DO THIS:
Using the records below, locate all lines containing "code" and return them.

Stored dataset items:
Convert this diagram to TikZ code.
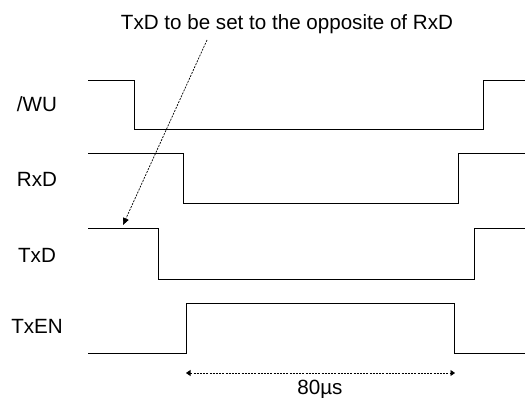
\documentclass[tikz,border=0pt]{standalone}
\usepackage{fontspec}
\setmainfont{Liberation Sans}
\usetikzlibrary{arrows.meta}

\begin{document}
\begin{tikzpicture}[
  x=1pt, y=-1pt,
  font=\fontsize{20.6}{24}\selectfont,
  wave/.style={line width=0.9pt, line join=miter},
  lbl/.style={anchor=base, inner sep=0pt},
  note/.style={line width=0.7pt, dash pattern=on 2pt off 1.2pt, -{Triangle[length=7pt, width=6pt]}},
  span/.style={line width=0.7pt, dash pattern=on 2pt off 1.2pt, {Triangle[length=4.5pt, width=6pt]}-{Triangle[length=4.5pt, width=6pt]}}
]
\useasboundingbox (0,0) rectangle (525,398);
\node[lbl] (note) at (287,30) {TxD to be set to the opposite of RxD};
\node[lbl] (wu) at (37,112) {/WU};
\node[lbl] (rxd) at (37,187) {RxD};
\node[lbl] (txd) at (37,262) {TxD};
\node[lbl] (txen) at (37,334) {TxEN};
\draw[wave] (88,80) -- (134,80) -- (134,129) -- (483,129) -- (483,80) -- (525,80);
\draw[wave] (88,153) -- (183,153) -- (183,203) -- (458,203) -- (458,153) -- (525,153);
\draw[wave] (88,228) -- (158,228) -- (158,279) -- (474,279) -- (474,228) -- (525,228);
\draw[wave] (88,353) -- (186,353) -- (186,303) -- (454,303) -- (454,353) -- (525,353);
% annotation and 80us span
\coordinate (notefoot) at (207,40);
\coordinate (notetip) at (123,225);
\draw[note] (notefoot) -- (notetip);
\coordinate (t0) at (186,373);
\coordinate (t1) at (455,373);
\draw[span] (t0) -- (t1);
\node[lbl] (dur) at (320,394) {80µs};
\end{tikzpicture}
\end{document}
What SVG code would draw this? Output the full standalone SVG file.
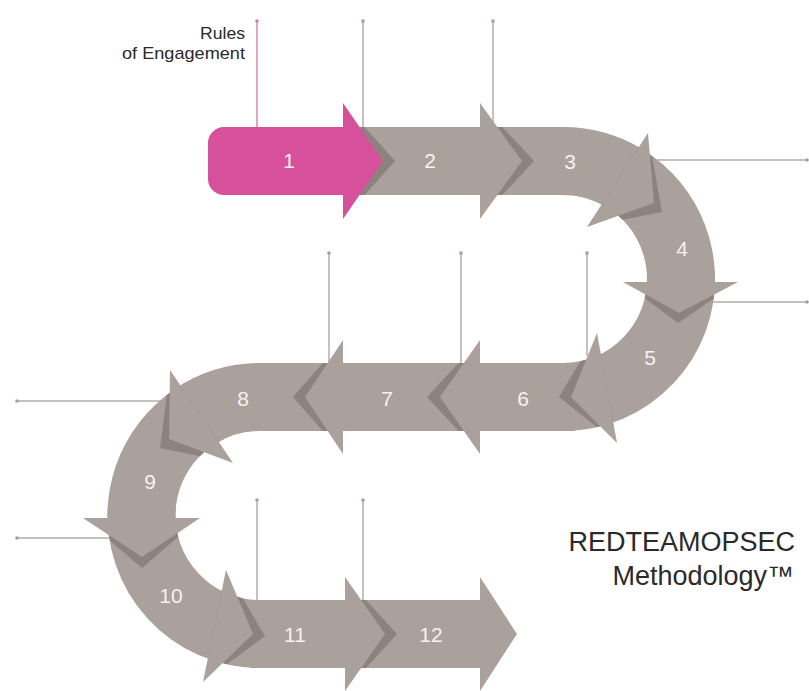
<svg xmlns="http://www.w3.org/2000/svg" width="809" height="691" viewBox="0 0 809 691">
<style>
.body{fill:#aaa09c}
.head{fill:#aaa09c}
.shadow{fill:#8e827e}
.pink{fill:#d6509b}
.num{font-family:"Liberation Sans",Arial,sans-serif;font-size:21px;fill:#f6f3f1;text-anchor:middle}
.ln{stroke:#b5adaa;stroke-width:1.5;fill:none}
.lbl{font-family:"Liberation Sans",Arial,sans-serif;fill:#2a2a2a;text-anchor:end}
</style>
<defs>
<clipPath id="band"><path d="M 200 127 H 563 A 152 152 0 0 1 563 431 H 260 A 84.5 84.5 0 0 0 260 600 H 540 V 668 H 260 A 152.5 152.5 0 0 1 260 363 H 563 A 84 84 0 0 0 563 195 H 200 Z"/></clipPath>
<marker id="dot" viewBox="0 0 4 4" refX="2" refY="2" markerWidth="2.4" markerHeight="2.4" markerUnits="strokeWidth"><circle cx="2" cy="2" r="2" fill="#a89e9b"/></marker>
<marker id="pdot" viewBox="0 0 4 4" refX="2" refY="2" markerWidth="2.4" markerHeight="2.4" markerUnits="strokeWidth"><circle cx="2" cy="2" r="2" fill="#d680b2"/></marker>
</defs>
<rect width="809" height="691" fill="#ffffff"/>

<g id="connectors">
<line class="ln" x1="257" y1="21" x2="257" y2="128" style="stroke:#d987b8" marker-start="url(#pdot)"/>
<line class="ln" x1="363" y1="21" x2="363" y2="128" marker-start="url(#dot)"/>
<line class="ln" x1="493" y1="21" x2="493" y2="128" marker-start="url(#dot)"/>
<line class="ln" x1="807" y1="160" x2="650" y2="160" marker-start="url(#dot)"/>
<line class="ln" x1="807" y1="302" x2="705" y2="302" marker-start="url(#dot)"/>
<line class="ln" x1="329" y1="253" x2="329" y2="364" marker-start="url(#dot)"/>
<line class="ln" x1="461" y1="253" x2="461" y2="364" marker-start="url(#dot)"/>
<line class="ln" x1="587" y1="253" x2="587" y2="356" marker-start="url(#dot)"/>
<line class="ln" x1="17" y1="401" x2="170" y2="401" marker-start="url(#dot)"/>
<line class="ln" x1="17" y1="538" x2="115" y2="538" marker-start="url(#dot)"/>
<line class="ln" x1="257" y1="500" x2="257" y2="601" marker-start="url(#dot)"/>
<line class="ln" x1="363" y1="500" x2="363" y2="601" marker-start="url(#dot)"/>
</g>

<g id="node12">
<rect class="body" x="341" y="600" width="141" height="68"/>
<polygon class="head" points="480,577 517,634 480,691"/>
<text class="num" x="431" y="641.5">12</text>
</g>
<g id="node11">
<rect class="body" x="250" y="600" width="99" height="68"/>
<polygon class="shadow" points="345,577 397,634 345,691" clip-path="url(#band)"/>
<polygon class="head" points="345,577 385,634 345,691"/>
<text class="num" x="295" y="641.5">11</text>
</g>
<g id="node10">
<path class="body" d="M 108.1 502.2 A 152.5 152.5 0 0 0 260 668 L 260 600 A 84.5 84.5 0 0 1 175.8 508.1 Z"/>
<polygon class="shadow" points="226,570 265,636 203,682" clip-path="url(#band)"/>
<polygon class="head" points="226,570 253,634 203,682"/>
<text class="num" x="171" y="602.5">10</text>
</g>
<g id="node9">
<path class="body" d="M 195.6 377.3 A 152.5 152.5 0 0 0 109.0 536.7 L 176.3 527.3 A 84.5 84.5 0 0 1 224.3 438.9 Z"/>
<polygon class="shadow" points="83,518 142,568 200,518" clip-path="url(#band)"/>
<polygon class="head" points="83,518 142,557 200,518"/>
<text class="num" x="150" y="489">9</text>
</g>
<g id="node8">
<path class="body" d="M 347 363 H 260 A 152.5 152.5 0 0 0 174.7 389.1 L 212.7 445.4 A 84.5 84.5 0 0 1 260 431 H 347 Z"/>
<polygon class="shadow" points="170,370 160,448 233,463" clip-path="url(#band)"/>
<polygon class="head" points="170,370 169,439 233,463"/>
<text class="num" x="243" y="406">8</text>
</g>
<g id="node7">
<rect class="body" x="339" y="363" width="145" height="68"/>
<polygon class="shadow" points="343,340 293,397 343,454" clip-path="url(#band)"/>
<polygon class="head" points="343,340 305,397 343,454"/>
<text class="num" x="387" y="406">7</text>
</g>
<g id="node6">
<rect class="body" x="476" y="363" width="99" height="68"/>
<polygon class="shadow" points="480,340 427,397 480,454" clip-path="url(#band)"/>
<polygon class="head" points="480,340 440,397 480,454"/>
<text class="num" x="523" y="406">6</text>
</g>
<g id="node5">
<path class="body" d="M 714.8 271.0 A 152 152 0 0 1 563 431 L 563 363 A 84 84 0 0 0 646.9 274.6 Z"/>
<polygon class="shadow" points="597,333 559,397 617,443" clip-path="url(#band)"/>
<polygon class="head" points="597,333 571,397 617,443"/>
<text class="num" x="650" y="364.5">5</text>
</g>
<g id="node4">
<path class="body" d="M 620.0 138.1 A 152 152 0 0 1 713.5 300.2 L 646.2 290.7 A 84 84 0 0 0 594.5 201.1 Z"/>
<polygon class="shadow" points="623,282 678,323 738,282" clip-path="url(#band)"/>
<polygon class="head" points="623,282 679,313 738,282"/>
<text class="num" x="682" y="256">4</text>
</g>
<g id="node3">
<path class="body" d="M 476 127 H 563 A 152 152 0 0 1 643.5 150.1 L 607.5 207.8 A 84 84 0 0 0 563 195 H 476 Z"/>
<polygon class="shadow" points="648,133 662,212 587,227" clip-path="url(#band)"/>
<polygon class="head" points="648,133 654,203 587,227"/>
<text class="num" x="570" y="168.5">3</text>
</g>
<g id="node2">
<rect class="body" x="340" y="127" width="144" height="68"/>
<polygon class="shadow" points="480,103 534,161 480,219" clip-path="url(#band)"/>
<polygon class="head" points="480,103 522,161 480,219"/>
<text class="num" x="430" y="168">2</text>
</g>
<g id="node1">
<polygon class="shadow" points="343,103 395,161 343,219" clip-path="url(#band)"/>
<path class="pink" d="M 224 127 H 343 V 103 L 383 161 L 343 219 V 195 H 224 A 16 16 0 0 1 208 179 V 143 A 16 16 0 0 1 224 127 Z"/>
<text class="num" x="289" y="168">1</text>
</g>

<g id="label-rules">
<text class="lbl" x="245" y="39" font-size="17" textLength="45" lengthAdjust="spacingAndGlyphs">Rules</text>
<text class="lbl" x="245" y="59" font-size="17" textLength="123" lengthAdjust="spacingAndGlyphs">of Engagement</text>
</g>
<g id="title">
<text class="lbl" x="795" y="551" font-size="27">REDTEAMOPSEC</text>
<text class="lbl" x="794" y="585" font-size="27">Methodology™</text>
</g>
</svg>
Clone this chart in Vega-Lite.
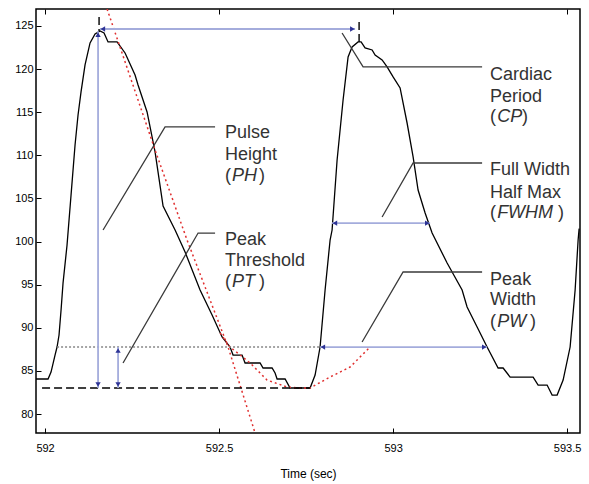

EXERCISE ANSWER:
Convert this diagram to TikZ code.
What SVG code would draw this? Output the full standalone SVG file.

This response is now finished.